Loss magnitude is one of the easier things to develop data for.
Threat capability, threat frequency, and the effectiveness of controls/defenses is much more difficult, but still possible to model.
I think that it depends upon what you think measurement means and is for.
I think that it’s for the purpose of reducing, not eliminating uncertainty.
That’s also what the statistical functions are for – modeling the uncertainty and variablity – two different things, by the way.
I would suggest to you that your statement about statistical functions misses this point.
With regard to your last statement that it doesn’t matter, I also strongly disagree.
No one has perfect data – doctors don’t, engineers don’t, scientists don’t, and we don’t.
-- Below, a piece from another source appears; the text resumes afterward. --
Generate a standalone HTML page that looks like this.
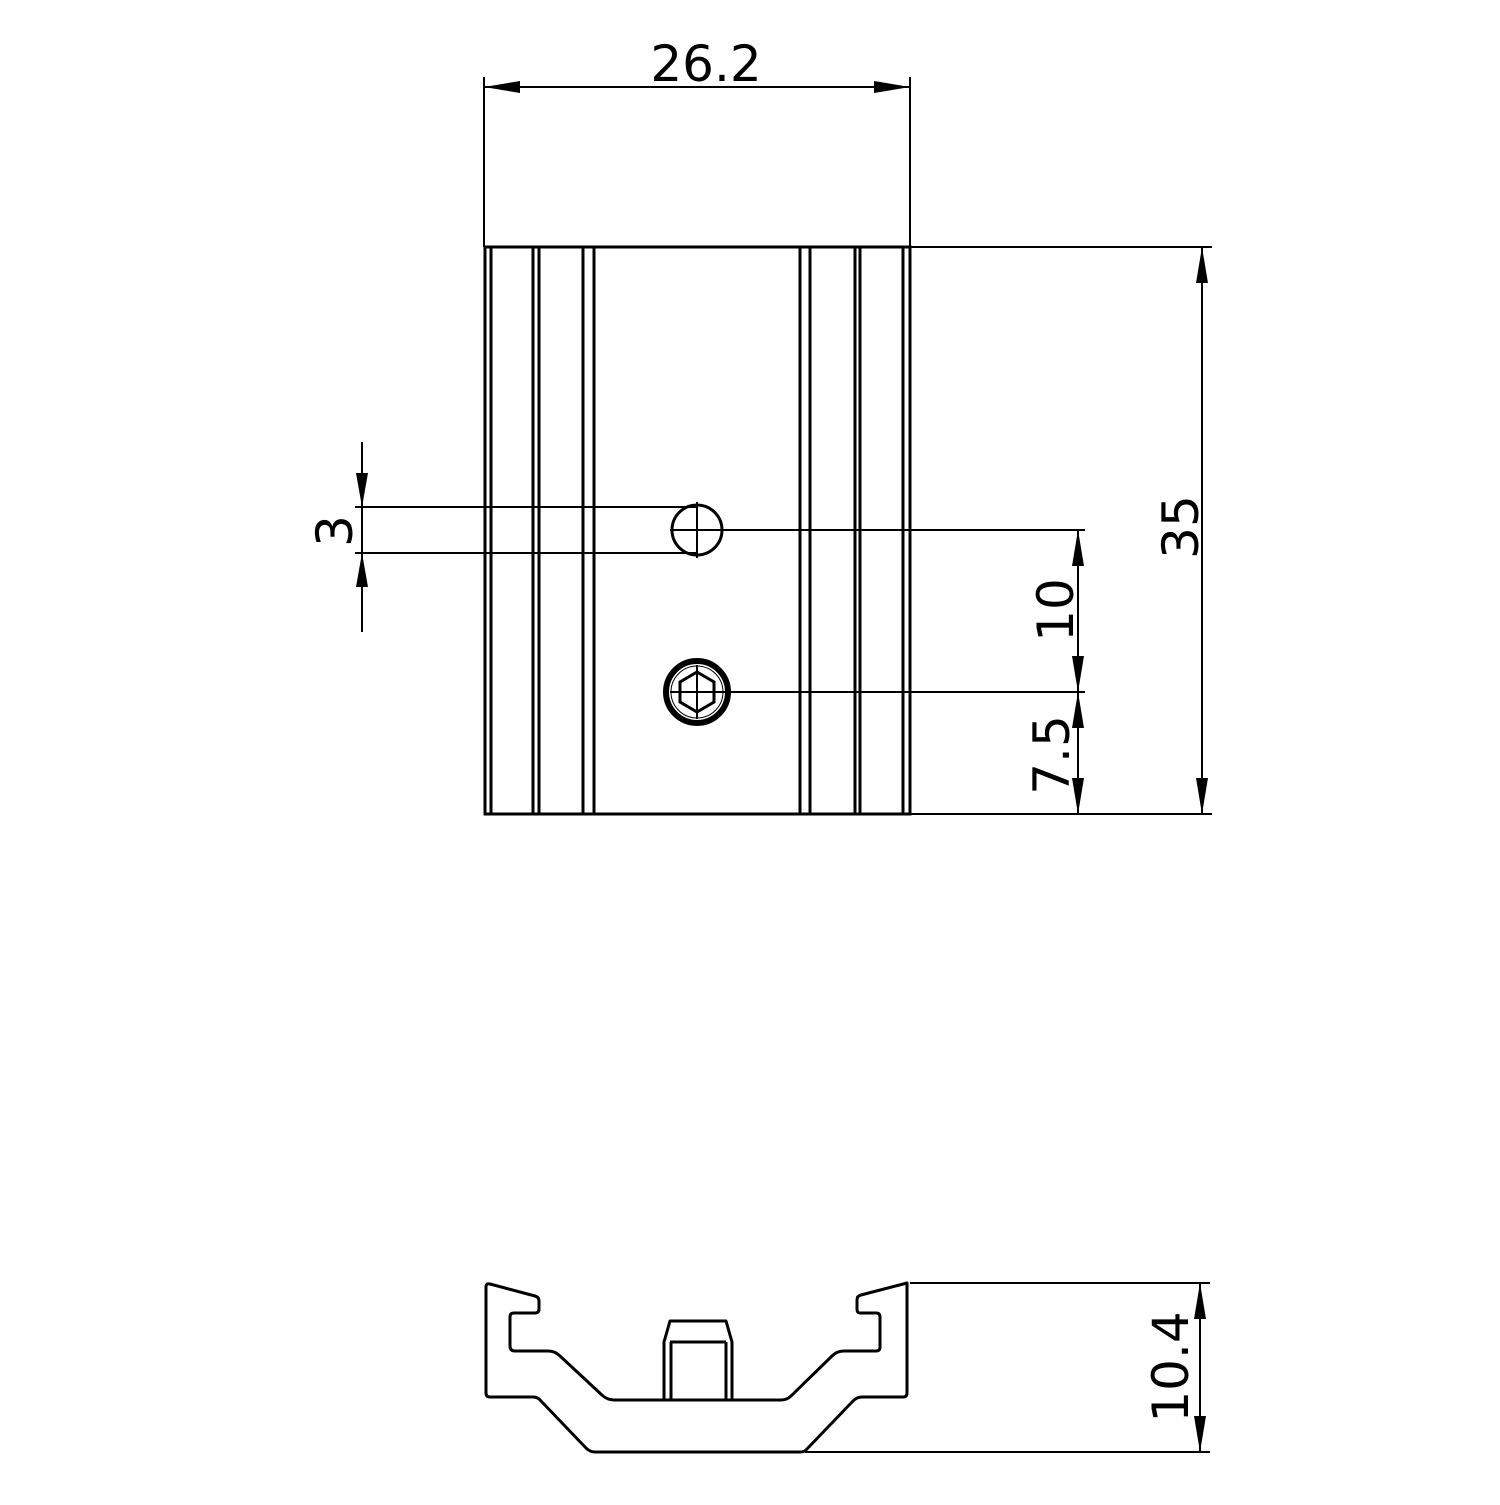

I worked in medical outcomes research for 17 years and will tell you that much of the medical data that is published in peer-reviewed journals leaves a lot to be desired.
Best regards,
Patrick
Patrick,
since we have no sound method of actually measuring loss magnitude, methods like FAIR, FIRM or whatever are not going to work much better than others.
Applying statistical functions successfully implies knowledge of statistical distributions, but as others have pointed out, there’s very little information available, thus denying us such knowledge.
So until we find that way of getting data that’s both accurate and plentiful, which risk calculation you choose is somewhat insignificant.